Apakah akar dari insiden ini? Yang bermasalah apakah pengusaha restoran, pelayan, atau pelanggan yang tidak berhati-hati meneliti restorannya? Ternyata semua pihak bermasalah. Pelanggan tidak berhati-hati memilih resto yang menjual makanan halal (www.republika.co.id; Rabu, 14 Juni 2023). Pelayan yang tidak ramah dan tidak mengetahui standar halal makanan juga salah. Begitu pula pemilik restoran yang nekat menjual bahan makanan non halal, ikut salah juga. Ini lalu bermuara pada ketiadaan peran negara. Karena peran negara penting dalam memberikan edukasi perihal memisahkan barang halal dan haram; yaitu kepada para pelanggan, pemilik restoran dan pelayan restoran.
Insiden Resto Mamma Rossy ini adalah satu dari sekian banyak kasus tentang makanan halal-haram. Sebelumnya, seorang selebgram masuk bui menanggung setelah memakan daging babi sembari mengucapkan basmalah demi sebuah konten. Ini termasuk penistaan agama.
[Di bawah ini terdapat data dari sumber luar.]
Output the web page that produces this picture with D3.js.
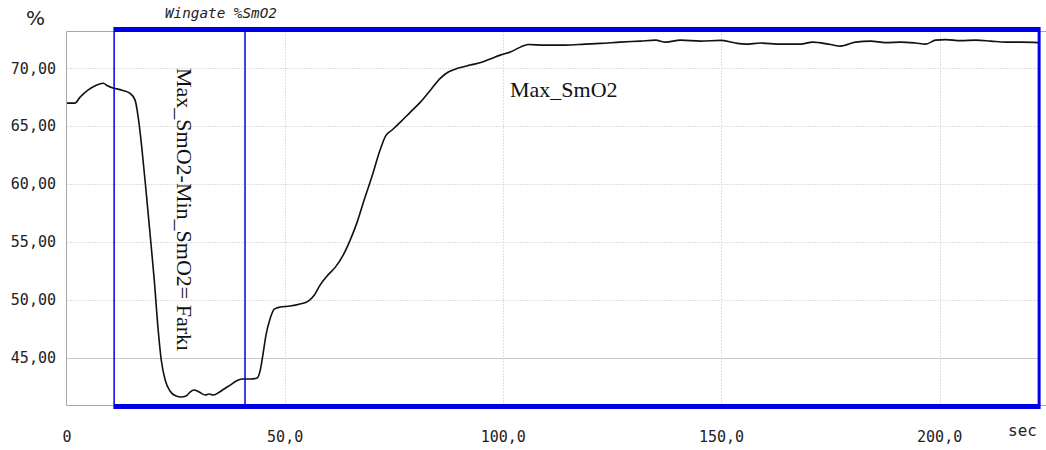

Memang makanan alias “food” adalah sarana untuk lebih membumikan liberalisme yang berakar dari sistem sekuler kapitalisme, selain fun (entertainment/dunia hiburan) dan fashion (dunia busana). Dunia kuliner tidak lepas dari imej gaya hidup tertentu, yang memarjinalkan standar halal-haram. Salah satunya gaya hidup ala Barat. Menurut Founder Halal Corner Aisha Maharani, masyarakat yang masih datang ke restoran dengan menu non-halal adalah akibat gengsi dan tidak mementingkan Syariat.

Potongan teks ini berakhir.